Christianity is a unique and significant religion among African traditions in the way they quickly came and disapprove the slavery and enhanced the antislavery movement (Hexham, 2011). Christianity is not a normal thing in African traditional societies; before the coming of the missionaries Africans had their gods that they worshipped and Christianity was just adopted after the missionary came. Africans were taken away as slaves during the slave trade in Africa. Most of them suffered in the hands of their masters and lost their families because of the separation. Most of Africans were taken away to other continents and sold as slaves. Christianity played a major role in ending this trade beginning in Europe. Most of slaves were taken from Africa to Europe to work in plantations and this is the continent that was majorly known for slave trade, although there were other places such as Asia. Christian missionaries greatly participated in ending the slave trade both in Europe and Africa leaving Africans free. Slavery was viewed as sin from the Christian perspective and was majorly associated with the Muslims who lived on the edge of civilization.

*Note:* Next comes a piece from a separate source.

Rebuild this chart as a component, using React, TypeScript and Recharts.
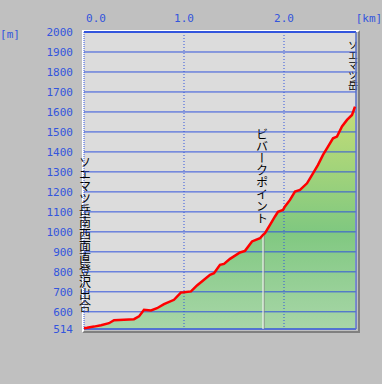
import React from "react";
import {
  ComposedChart,
  Area,
  Line,
  XAxis,
  YAxis,
  CartesianGrid,
  ReferenceLine,
} from "recharts";

// distance along the route [km]
const distances = [
  0, 0.03, 0.1, 0.17, 0.25, 0.3, 0.4, 0.5, 0.55, 0.6, 0.67, 0.73, 0.8, 0.9,
  0.97, 1.0, 1.07, 1.13, 1.2, 1.26, 1.3, 1.36, 1.4, 1.46, 1.56, 1.61, 1.68,
  1.76, 1.79, 1.81, 1.86, 1.91, 1.94, 1.99, 2.01, 2.06, 2.11, 2.16, 2.23,
  2.29, 2.34, 2.39, 2.44, 2.49, 2.53, 2.58, 2.63, 2.68, 2.71,
];
// elevation [m]
const elevations = [
  518, 520, 526, 533, 543, 558, 560, 563, 577, 610, 607, 618, 638, 660, 697,
  698, 702, 732, 760, 785, 793, 835, 840, 865, 897, 905, 952, 968, 985, 993,
  1035, 1077, 1100, 1110, 1127, 1160, 1202, 1210, 1243, 1293, 1335, 1385, 1427,
  1468, 1477, 1527, 1560, 1585, 1627,
];

const xTicks = [0, 1, 2];
const xTickLabels = ["0.0", "1.0", "2.0"];
const yTicks = [514, 600, 700, 800, 900, 1000, 1100, 1200, 1300, 1400, 1500, 1600, 1700, 1800, 1900, 2000];
const gridLines = yTicks.slice(1);

const startLabel = "ソエマツ岳南西面直登沢出合";
const summitLabel = "ソエマツ岳";
const bivouacLabel = "ビバークポイント";
const bivouacKm = 1.79;
const bivouacElev = 985;

const data = distances.map((d, i) => ({ km: d, elev: elevations[i] }));

const BLUE = "#3355dd";
const MONO = "'DejaVu Sans Mono', monospace";
const JP = "'Noto Sans CJK JP', sans-serif";

const XTick = (props: any) => {
  const { x, payload, index } = props;
  return (
    <text
      x={x + (index === 0 ? 12 : 0)}
      y={22}
      textAnchor="middle"
      fill={BLUE}
      fontSize={11}
      fontFamily={MONO}
    >
      {xTickLabels[index] ?? payload.value}
    </text>
  );
};

const YTick = (props: any) => {
  const { y, payload } = props;
  return (
    <text
      x={73}
      y={y + 4}
      textAnchor="end"
      fill={BLUE}
      fontSize={11}
      fontFamily={MONO}
    >
      {payload.value}
    </text>
  );
};

const vtext = (txt: string, x: number, y: number, size: number) => (
  <text
    x={x}
    y={y}
    fontSize={size}
    fontFamily={JP}
    fill="#000"
    style={{ writingMode: "vertical-rl" } as any}
  >
    {txt}
  </text>
);

export default function App() {
  return (
    <div
      style={{
        position: "absolute",
        left: 0,
        top: 0,
        width: 382,
        height: 384,
        background: "#c0c0c0",
      }}
    >
      {/* plot frame */}
      <div
        style={{
          position: "absolute",
          left: 82,
          top: 30,
          width: 274,
          height: 299,
          borderTop: "2px solid #fff",
          borderLeft: "2px solid #fff",
          borderRight: "2px solid #808080",
          borderBottom: "2px solid #808080",
        }}
      />
      <div style={{ position: "absolute", left: 0, top: 0 }}>
        <ComposedChart
          width={382}
          height={384}
          data={data}
          margin={{ top: 0, right: 26, bottom: 55, left: 0 }}
        >
          <defs>
            <linearGradient id="hill" gradientUnits="userSpaceOnUse" x1="0" y1="329" x2="0" y2="112">
              <stop offset="0" stopColor="#a8d6a8" />
              <stop offset="0.45" stopColor="#80c880" />
              <stop offset="0.75" stopColor="#a4d47a" />
              <stop offset="1" stopColor="#c2dc78" />
            </linearGradient>
          </defs>
          <CartesianGrid fill="#dcdcdc" horizontal={false} vertical={false} />
          <XAxis
            dataKey="km"
            type="number"
            orientation="top"
            height={32}
            domain={[0, 2.72]}
            ticks={xTicks}
            axisLine={false}
            tickLine={false}
            tick={<XTick />}
          />
          <YAxis
            type="number"
            width={84}
            domain={[514, 2000]}
            ticks={yTicks}
            axisLine={false}
            tickLine={false}
            tick={<YTick />}
            interval={0}
          />
          <Area
            dataKey="elev"
            type="linear"
            stroke="none"
            fill="url(#hill)"
            fillOpacity={1}
            baseValue={514}
            isAnimationActive={false}
            zIndex={100}
          />
          {gridLines.map((v) => (
            <ReferenceLine key={v} y={v} stroke={BLUE} strokeWidth={v === 2000 ? 2 : 1} zIndex={200} />
          ))}
          <ReferenceLine y={514} stroke={BLUE} strokeWidth={1.5} zIndex={200} />
          <ReferenceLine x={0} stroke={BLUE} strokeDasharray="1 1" zIndex={200} />
          <ReferenceLine x={1} stroke={BLUE} strokeDasharray="1 2" zIndex={200} />
          <ReferenceLine x={2} stroke={BLUE} strokeDasharray="1 2" zIndex={200} />
          <ReferenceLine x={2.72} stroke="#5870c8" strokeWidth={1.5} zIndex={200} />
          <ReferenceLine
            segment={[
              { x: bivouacKm + 0.01, y: 514 },
              { x: bivouacKm + 0.01, y: bivouacElev },
            ]}
            stroke="#808080"
            zIndex={250}
          />
          <ReferenceLine
            segment={[
              { x: bivouacKm, y: 514 },
              { x: bivouacKm, y: bivouacElev },
            ]}
            stroke="#ffffff"
            zIndex={250}
          />
          <Line
            dataKey="elev"
            type="linear"
            stroke="#ff0000"
            strokeWidth={2.5}
            dot={false}
            isAnimationActive={false}
            zIndex={300}
          />
          <text x={369} y={22} textAnchor="middle" fill={BLUE} fontSize={11} fontFamily={MONO}>
            [km]
          </text>
          <text x={10} y={38} textAnchor="middle" fill={BLUE} fontSize={11} fontFamily={MONO}>
            [m]
          </text>
          {vtext(startLabel, 85, 156, 12)}
          {vtext(bivouacLabel, 262, 128, 12)}
          {vtext(summitLabel, 353, 40, 10)}
        </ComposedChart>
      </div>
    </div>
  );
}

St. Thomas Aquinas rejected the slavery of one human by another; claiming that subjecting one person to another was not only unlawful but also against the rule of nature that no human being should be a subject to another (Hexham, 2011). He argued that slavery existed because of the original sin and the ideology was spread all across the world until 18th century. Despite the attempt to eradicate the slavery, some people opposed this idea and it marked the beginning of transatlantic trade (Hexham, 2011). Most of the people who opposed the idea of ending slave trade claimed that slave trade was Biblically justifiable and they were not doing anything contrary to the Biblical way. I believe that Christianity played a major role in eradicating slavery both on Africans and other races. Slavery is a way of dehumanizing others and is not both ethically and logically right. One should compare the case with him/her own. What if someone subjected you to such misery? How would you feel? People should do to others what they would like to be done to them.
In conclusion, most of the countries in the world have adopted the democratic way of living where everyone has a right to do anything so long as it within the rule of law. New religions come up frequently with different objectives; some wants to save others while others want to exploit them. One should be driven by self-conscious on what one believes in. some primal experiences such as visions may influence someone to change his/her personality. I strongly believe that most of the prima religions do not have the answers to what we are looking for and therefore, one should stop wasting his/her time going there.
Work cited
Hexham, Irving. Understanding world religions:[an interdisciplinary approach]. Zondervan, 2011.